• CHALLENGE: Go through the data below and copy it exactly, skipping every picture.

• DATASET SECTION:
----

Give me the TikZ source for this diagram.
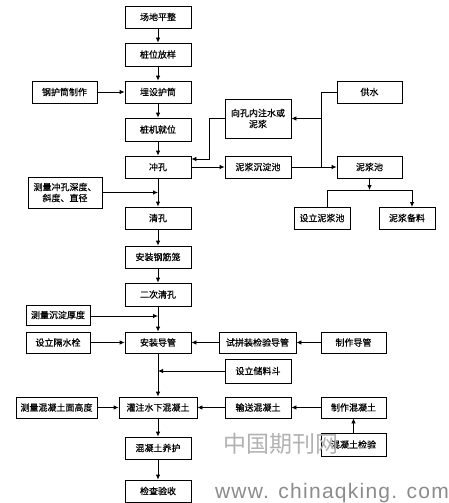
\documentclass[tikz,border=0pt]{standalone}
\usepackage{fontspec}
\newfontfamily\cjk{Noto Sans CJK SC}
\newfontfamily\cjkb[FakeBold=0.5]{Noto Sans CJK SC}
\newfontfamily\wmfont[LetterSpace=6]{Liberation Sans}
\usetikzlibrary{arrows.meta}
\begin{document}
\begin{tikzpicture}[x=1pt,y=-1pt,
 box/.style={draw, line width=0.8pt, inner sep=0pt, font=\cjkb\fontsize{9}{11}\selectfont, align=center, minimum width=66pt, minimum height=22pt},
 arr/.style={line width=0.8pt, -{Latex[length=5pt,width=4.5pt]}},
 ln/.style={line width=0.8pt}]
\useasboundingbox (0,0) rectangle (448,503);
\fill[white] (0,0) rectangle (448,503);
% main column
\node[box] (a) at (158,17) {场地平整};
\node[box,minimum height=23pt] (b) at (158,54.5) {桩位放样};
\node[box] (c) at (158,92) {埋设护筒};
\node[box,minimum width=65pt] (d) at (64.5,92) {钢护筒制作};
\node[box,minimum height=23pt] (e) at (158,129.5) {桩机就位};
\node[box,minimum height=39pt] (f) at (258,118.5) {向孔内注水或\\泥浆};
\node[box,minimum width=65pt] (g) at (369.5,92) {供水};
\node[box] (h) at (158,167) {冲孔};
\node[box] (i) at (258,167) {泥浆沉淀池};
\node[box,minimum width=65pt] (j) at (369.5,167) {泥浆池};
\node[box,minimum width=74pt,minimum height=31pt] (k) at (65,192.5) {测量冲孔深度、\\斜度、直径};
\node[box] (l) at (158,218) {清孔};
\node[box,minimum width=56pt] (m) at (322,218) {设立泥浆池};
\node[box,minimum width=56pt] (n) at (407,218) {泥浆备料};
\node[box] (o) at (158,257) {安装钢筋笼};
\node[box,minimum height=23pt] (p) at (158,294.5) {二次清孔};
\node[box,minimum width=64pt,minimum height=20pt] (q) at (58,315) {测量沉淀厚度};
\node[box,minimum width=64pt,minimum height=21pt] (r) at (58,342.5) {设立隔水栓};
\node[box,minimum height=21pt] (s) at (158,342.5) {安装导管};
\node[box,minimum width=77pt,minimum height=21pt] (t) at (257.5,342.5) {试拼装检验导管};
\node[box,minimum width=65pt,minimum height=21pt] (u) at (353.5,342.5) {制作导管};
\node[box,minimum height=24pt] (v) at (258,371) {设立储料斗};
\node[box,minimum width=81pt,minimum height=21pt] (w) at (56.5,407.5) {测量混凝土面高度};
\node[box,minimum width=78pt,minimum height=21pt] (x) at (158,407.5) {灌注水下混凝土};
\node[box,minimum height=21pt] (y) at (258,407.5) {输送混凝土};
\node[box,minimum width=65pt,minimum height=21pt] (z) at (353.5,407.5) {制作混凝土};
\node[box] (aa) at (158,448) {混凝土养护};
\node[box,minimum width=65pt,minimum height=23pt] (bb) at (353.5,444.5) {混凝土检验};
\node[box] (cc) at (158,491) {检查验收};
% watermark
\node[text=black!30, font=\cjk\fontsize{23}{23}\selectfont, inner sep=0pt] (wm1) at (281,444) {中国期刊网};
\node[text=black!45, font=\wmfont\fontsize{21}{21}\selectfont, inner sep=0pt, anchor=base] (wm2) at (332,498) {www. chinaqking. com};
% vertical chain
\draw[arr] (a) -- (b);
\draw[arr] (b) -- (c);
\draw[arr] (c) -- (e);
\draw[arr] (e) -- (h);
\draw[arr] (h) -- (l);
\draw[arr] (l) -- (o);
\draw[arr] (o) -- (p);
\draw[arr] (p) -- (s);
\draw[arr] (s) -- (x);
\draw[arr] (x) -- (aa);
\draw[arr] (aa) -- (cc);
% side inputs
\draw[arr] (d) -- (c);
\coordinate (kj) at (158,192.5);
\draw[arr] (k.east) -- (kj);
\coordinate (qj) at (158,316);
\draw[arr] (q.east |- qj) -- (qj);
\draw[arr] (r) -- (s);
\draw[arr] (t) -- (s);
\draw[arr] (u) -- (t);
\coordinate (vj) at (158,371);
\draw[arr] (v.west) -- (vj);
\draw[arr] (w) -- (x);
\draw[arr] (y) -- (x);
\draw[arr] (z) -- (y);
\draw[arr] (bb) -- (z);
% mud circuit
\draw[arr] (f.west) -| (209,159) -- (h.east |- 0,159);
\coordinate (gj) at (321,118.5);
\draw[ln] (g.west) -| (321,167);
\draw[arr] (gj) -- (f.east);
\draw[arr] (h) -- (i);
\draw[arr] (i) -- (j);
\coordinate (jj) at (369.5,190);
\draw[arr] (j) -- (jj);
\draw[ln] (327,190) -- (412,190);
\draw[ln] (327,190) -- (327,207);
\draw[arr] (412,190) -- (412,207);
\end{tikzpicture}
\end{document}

----

• EXPECTED OUTPUT:
Give me the TikZ source for this diagram.
\documentclass[tikz,border=0pt]{standalone}
\usepackage{fontspec}
\newfontfamily\cjk{Noto Sans CJK SC}
\newfontfamily\cjkb[FakeBold=0.5]{Noto Sans CJK SC}
\newfontfamily\wmfont[LetterSpace=6]{Liberation Sans}
\usetikzlibrary{arrows.meta}
\begin{document}
\begin{tikzpicture}[x=1pt,y=-1pt,
 box/.style={draw, line width=0.8pt, inner sep=0pt, font=\cjkb\fontsize{9}{11}\selectfont, align=center, minimum width=66pt, minimum height=22pt},
 arr/.style={line width=0.8pt, -{Latex[length=5pt,width=4.5pt]}},
 ln/.style={line width=0.8pt}]
\useasboundingbox (0,0) rectangle (448,503);
\fill[white] (0,0) rectangle (448,503);
% main column
\node[box] (a) at (158,17) {场地平整};
\node[box,minimum height=23pt] (b) at (158,54.5) {桩位放样};
\node[box] (c) at (158,92) {埋设护筒};
\node[box,minimum width=65pt] (d) at (64.5,92) {钢护筒制作};
\node[box,minimum height=23pt] (e) at (158,129.5) {桩机就位};
\node[box,minimum height=39pt] (f) at (258,118.5) {向孔内注水或\\泥浆};
\node[box,minimum width=65pt] (g) at (369.5,92) {供水};
\node[box] (h) at (158,167) {冲孔};
\node[box] (i) at (258,167) {泥浆沉淀池};
\node[box,minimum width=65pt] (j) at (369.5,167) {泥浆池};
\node[box,minimum width=74pt,minimum height=31pt] (k) at (65,192.5) {测量冲孔深度、\\斜度、直径};
\node[box] (l) at (158,218) {清孔};
\node[box,minimum width=56pt] (m) at (322,218) {设立泥浆池};
\node[box,minimum width=56pt] (n) at (407,218) {泥浆备料};
\node[box] (o) at (158,257) {安装钢筋笼};
\node[box,minimum height=23pt] (p) at (158,294.5) {二次清孔};
\node[box,minimum width=64pt,minimum height=20pt] (q) at (58,315) {测量沉淀厚度};
\node[box,minimum width=64pt,minimum height=21pt] (r) at (58,342.5) {设立隔水栓};
\node[box,minimum height=21pt] (s) at (158,342.5) {安装导管};
\node[box,minimum width=77pt,minimum height=21pt] (t) at (257.5,342.5) {试拼装检验导管};
\node[box,minimum width=65pt,minimum height=21pt] (u) at (353.5,342.5) {制作导管};
\node[box,minimum height=24pt] (v) at (258,371) {设立储料斗};
\node[box,minimum width=81pt,minimum height=21pt] (w) at (56.5,407.5) {测量混凝土面高度};
\node[box,minimum width=78pt,minimum height=21pt] (x) at (158,407.5) {灌注水下混凝土};
\node[box,minimum height=21pt] (y) at (258,407.5) {输送混凝土};
\node[box,minimum width=65pt,minimum height=21pt] (z) at (353.5,407.5) {制作混凝土};
\node[box] (aa) at (158,448) {混凝土养护};
\node[box,minimum width=65pt,minimum height=23pt] (bb) at (353.5,444.5) {混凝土检验};
\node[box] (cc) at (158,491) {检查验收};
% watermark
\node[text=black!30, font=\cjk\fontsize{23}{23}\selectfont, inner sep=0pt] (wm1) at (281,444) {中国期刊网};
\node[text=black!45, font=\wmfont\fontsize{21}{21}\selectfont, inner sep=0pt, anchor=base] (wm2) at (332,498) {www. chinaqking. com};
% vertical chain
\draw[arr] (a) -- (b);
\draw[arr] (b) -- (c);
\draw[arr] (c) -- (e);
\draw[arr] (e) -- (h);
\draw[arr] (h) -- (l);
\draw[arr] (l) -- (o);
\draw[arr] (o) -- (p);
\draw[arr] (p) -- (s);
\draw[arr] (s) -- (x);
\draw[arr] (x) -- (aa);
\draw[arr] (aa) -- (cc);
% side inputs
\draw[arr] (d) -- (c);
\coordinate (kj) at (158,192.5);
\draw[arr] (k.east) -- (kj);
\coordinate (qj) at (158,316);
\draw[arr] (q.east |- qj) -- (qj);
\draw[arr] (r) -- (s);
\draw[arr] (t) -- (s);
\draw[arr] (u) -- (t);
\coordinate (vj) at (158,371);
\draw[arr] (v.west) -- (vj);
\draw[arr] (w) -- (x);
\draw[arr] (y) -- (x);
\draw[arr] (z) -- (y);
\draw[arr] (bb) -- (z);
% mud circuit
\draw[arr] (f.west) -| (209,159) -- (h.east |- 0,159);
\coordinate (gj) at (321,118.5);
\draw[ln] (g.west) -| (321,167);
\draw[arr] (gj) -- (f.east);
\draw[arr] (h) -- (i);
\draw[arr] (i) -- (j);
\coordinate (jj) at (369.5,190);
\draw[arr] (j) -- (jj);
\draw[ln] (327,190) -- (412,190);
\draw[ln] (327,190) -- (327,207);
\draw[arr] (412,190) -- (412,207);
\end{tikzpicture}
\end{document}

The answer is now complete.